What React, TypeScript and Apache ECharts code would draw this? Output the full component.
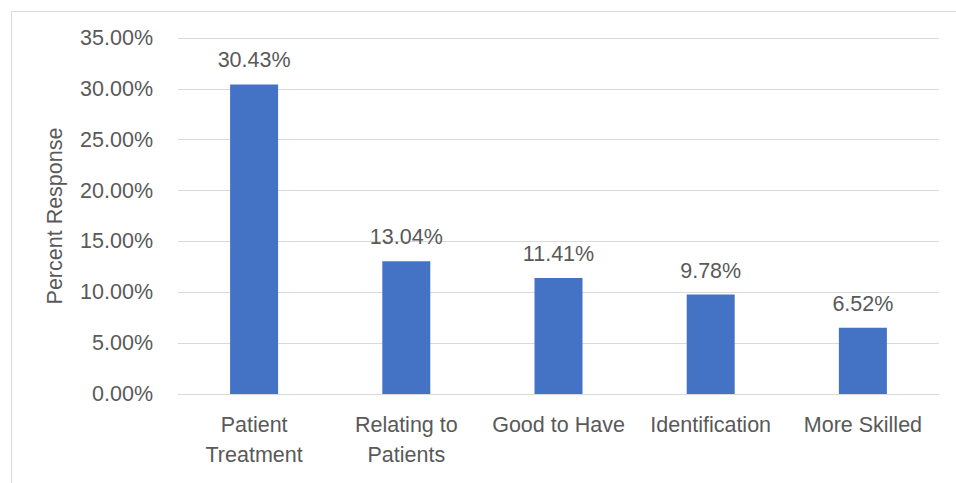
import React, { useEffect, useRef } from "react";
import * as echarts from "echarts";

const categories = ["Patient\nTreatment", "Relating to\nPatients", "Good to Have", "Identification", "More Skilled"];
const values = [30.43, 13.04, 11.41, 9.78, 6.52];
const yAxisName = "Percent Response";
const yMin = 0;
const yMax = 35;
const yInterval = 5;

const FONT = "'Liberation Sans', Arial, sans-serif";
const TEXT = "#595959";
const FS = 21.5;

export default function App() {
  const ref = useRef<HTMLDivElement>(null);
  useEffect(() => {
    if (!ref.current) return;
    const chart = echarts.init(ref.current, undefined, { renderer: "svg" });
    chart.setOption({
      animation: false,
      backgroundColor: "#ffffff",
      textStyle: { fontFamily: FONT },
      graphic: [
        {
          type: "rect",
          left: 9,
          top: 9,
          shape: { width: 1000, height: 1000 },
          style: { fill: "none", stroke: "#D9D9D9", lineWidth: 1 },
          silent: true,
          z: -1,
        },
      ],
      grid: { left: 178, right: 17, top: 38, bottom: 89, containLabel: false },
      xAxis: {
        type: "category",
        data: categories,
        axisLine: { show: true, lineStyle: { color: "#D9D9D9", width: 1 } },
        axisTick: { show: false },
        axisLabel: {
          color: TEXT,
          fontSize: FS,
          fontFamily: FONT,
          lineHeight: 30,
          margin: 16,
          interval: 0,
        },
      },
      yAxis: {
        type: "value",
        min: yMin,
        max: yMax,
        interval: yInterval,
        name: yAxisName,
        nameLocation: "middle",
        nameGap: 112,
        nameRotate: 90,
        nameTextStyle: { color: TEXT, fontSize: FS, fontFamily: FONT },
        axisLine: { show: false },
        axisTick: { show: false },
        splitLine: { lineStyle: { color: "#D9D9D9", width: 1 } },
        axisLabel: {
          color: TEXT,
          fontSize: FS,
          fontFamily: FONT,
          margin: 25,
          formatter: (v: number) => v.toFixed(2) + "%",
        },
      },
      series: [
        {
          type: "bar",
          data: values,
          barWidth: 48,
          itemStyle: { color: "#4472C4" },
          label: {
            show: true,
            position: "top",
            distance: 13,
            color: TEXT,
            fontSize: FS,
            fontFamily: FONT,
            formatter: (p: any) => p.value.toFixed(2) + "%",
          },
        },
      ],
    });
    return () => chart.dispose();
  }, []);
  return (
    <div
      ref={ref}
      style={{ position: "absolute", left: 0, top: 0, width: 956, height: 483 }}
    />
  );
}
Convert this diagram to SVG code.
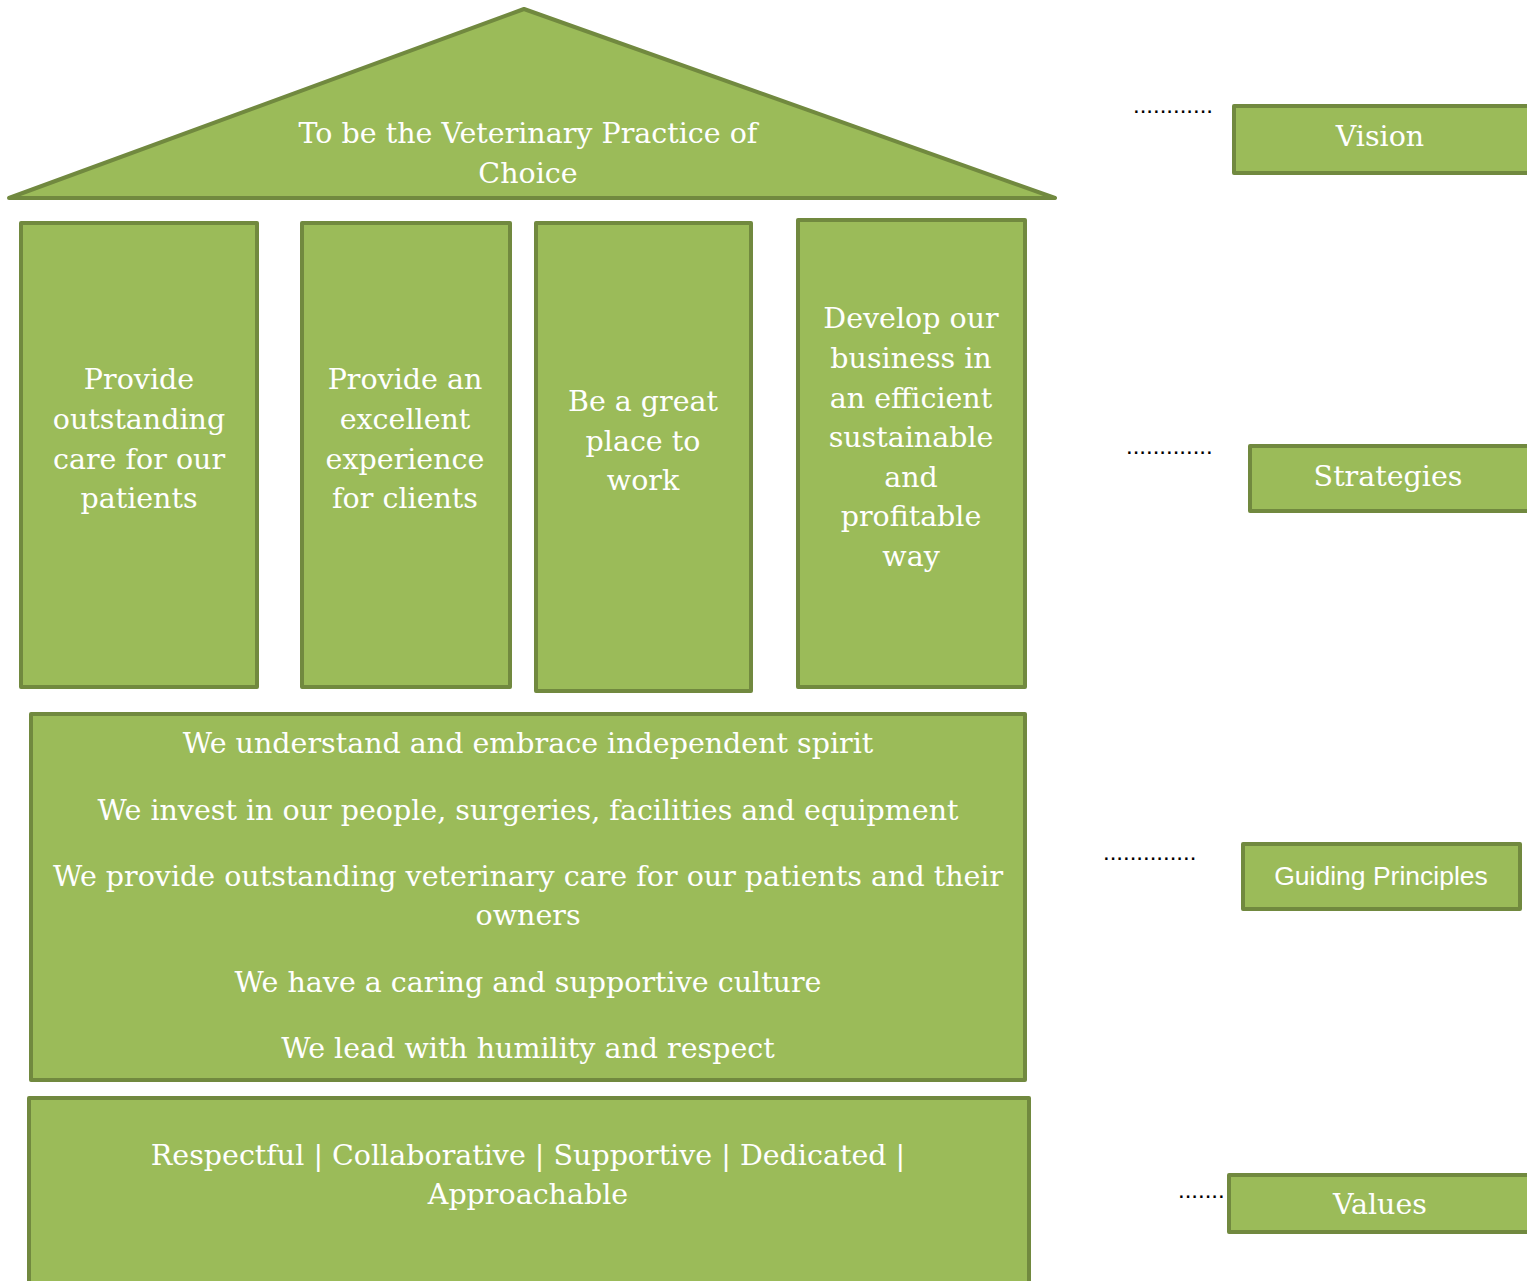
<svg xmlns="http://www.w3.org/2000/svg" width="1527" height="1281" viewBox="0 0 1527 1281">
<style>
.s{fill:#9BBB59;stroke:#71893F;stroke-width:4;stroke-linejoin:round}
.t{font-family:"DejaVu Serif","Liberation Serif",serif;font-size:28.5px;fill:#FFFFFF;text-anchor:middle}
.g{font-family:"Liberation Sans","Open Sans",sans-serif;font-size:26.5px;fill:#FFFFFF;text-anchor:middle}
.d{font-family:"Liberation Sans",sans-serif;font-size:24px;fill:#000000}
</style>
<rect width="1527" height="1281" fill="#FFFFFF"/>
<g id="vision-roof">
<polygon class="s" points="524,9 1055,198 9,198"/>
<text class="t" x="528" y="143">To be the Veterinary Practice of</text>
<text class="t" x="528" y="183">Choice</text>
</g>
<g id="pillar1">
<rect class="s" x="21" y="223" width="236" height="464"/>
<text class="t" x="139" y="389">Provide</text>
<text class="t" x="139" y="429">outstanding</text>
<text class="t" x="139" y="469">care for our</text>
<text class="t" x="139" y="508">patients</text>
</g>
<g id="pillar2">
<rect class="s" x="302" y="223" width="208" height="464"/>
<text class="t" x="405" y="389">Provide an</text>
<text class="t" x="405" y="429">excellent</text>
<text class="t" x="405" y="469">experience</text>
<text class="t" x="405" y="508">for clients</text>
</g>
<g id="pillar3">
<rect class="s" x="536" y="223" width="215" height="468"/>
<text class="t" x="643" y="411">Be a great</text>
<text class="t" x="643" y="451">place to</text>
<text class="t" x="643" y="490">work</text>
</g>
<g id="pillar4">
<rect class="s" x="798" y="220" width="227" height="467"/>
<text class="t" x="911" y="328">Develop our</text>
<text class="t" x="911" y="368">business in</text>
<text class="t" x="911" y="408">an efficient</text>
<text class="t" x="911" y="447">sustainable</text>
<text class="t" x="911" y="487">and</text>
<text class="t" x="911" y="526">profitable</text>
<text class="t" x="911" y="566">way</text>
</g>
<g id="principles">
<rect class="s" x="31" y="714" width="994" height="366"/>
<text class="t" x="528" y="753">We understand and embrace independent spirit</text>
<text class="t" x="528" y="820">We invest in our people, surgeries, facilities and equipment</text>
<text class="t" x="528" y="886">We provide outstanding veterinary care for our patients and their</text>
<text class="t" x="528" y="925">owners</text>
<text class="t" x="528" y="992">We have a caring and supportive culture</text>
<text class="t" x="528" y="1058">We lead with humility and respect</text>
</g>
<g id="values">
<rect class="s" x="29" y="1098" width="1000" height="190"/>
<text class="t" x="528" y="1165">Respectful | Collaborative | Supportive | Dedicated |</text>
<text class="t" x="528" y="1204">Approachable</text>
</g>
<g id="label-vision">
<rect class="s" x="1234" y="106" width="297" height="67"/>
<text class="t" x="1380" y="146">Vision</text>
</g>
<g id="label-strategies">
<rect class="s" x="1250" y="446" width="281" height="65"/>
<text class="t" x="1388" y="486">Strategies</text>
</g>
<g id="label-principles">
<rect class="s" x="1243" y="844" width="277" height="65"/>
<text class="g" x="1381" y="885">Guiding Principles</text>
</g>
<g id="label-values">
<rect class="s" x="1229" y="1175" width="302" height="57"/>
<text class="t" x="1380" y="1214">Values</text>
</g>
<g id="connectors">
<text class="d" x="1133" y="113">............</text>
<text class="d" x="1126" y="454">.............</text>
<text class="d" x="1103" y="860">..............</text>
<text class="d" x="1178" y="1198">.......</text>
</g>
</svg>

####

→ Exercise description
Print each record exactly as it stands, leaving the images out.

→ Exercise answer
What React, TypeScript and Apache ECharts code would draw this? Output the full component.
import React, { useEffect, useRef } from "react";
import * as echarts from "echarts";

const categories = ["Patient\nTreatment", "Relating to\nPatients", "Good to Have", "Identification", "More Skilled"];
const values = [30.43, 13.04, 11.41, 9.78, 6.52];
const yAxisName = "Percent Response";
const yMin = 0;
const yMax = 35;
const yInterval = 5;

const FONT = "'Liberation Sans', Arial, sans-serif";
const TEXT = "#595959";
const FS = 21.5;

export default function App() {
  const ref = useRef<HTMLDivElement>(null);
  useEffect(() => {
    if (!ref.current) return;
    const chart = echarts.init(ref.current, undefined, { renderer: "svg" });
    chart.setOption({
      animation: false,
      backgroundColor: "#ffffff",
      textStyle: { fontFamily: FONT },
      graphic: [
        {
          type: "rect",
          left: 9,
          top: 9,
          shape: { width: 1000, height: 1000 },
          style: { fill: "none", stroke: "#D9D9D9", lineWidth: 1 },
          silent: true,
          z: -1,
        },
      ],
      grid: { left: 178, right: 17, top: 38, bottom: 89, containLabel: false },
      xAxis: {
        type: "category",
        data: categories,
        axisLine: { show: true, lineStyle: { color: "#D9D9D9", width: 1 } },
        axisTick: { show: false },
        axisLabel: {
          color: TEXT,
          fontSize: FS,
          fontFamily: FONT,
          lineHeight: 30,
          margin: 16,
          interval: 0,
        },
      },
      yAxis: {
        type: "value",
        min: yMin,
        max: yMax,
        interval: yInterval,
        name: yAxisName,
        nameLocation: "middle",
        nameGap: 112,
        nameRotate: 90,
        nameTextStyle: { color: TEXT, fontSize: FS, fontFamily: FONT },
        axisLine: { show: false },
        axisTick: { show: false },
        splitLine: { lineStyle: { color: "#D9D9D9", width: 1 } },
        axisLabel: {
          color: TEXT,
          fontSize: FS,
          fontFamily: FONT,
          margin: 25,
          formatter: (v: number) => v.toFixed(2) + "%",
        },
      },
      series: [
        {
          type: "bar",
          data: values,
          barWidth: 48,
          itemStyle: { color: "#4472C4" },
          label: {
            show: true,
            position: "top",
            distance: 13,
            color: TEXT,
            fontSize: FS,
            fontFamily: FONT,
            formatter: (p: any) => p.value.toFixed(2) + "%",
          },
        },
      ],
    });
    return () => chart.dispose();
  }, []);
  return (
    <div
      ref={ref}
      style={{ position: "absolute", left: 0, top: 0, width: 956, height: 483 }}
    />
  );
}
Convert this diagram to SVG code.
<svg xmlns="http://www.w3.org/2000/svg" width="1527" height="1281" viewBox="0 0 1527 1281">
<style>
.s{fill:#9BBB59;stroke:#71893F;stroke-width:4;stroke-linejoin:round}
.t{font-family:"DejaVu Serif","Liberation Serif",serif;font-size:28.5px;fill:#FFFFFF;text-anchor:middle}
.g{font-family:"Liberation Sans","Open Sans",sans-serif;font-size:26.5px;fill:#FFFFFF;text-anchor:middle}
.d{font-family:"Liberation Sans",sans-serif;font-size:24px;fill:#000000}
</style>
<rect width="1527" height="1281" fill="#FFFFFF"/>
<g id="vision-roof">
<polygon class="s" points="524,9 1055,198 9,198"/>
<text class="t" x="528" y="143">To be the Veterinary Practice of</text>
<text class="t" x="528" y="183">Choice</text>
</g>
<g id="pillar1">
<rect class="s" x="21" y="223" width="236" height="464"/>
<text class="t" x="139" y="389">Provide</text>
<text class="t" x="139" y="429">outstanding</text>
<text class="t" x="139" y="469">care for our</text>
<text class="t" x="139" y="508">patients</text>
</g>
<g id="pillar2">
<rect class="s" x="302" y="223" width="208" height="464"/>
<text class="t" x="405" y="389">Provide an</text>
<text class="t" x="405" y="429">excellent</text>
<text class="t" x="405" y="469">experience</text>
<text class="t" x="405" y="508">for clients</text>
</g>
<g id="pillar3">
<rect class="s" x="536" y="223" width="215" height="468"/>
<text class="t" x="643" y="411">Be a great</text>
<text class="t" x="643" y="451">place to</text>
<text class="t" x="643" y="490">work</text>
</g>
<g id="pillar4">
<rect class="s" x="798" y="220" width="227" height="467"/>
<text class="t" x="911" y="328">Develop our</text>
<text class="t" x="911" y="368">business in</text>
<text class="t" x="911" y="408">an efficient</text>
<text class="t" x="911" y="447">sustainable</text>
<text class="t" x="911" y="487">and</text>
<text class="t" x="911" y="526">profitable</text>
<text class="t" x="911" y="566">way</text>
</g>
<g id="principles">
<rect class="s" x="31" y="714" width="994" height="366"/>
<text class="t" x="528" y="753">We understand and embrace independent spirit</text>
<text class="t" x="528" y="820">We invest in our people, surgeries, facilities and equipment</text>
<text class="t" x="528" y="886">We provide outstanding veterinary care for our patients and their</text>
<text class="t" x="528" y="925">owners</text>
<text class="t" x="528" y="992">We have a caring and supportive culture</text>
<text class="t" x="528" y="1058">We lead with humility and respect</text>
</g>
<g id="values">
<rect class="s" x="29" y="1098" width="1000" height="190"/>
<text class="t" x="528" y="1165">Respectful | Collaborative | Supportive | Dedicated |</text>
<text class="t" x="528" y="1204">Approachable</text>
</g>
<g id="label-vision">
<rect class="s" x="1234" y="106" width="297" height="67"/>
<text class="t" x="1380" y="146">Vision</text>
</g>
<g id="label-strategies">
<rect class="s" x="1250" y="446" width="281" height="65"/>
<text class="t" x="1388" y="486">Strategies</text>
</g>
<g id="label-principles">
<rect class="s" x="1243" y="844" width="277" height="65"/>
<text class="g" x="1381" y="885">Guiding Principles</text>
</g>
<g id="label-values">
<rect class="s" x="1229" y="1175" width="302" height="57"/>
<text class="t" x="1380" y="1214">Values</text>
</g>
<g id="connectors">
<text class="d" x="1133" y="113">............</text>
<text class="d" x="1126" y="454">.............</text>
<text class="d" x="1103" y="860">..............</text>
<text class="d" x="1178" y="1198">.......</text>
</g>
</svg>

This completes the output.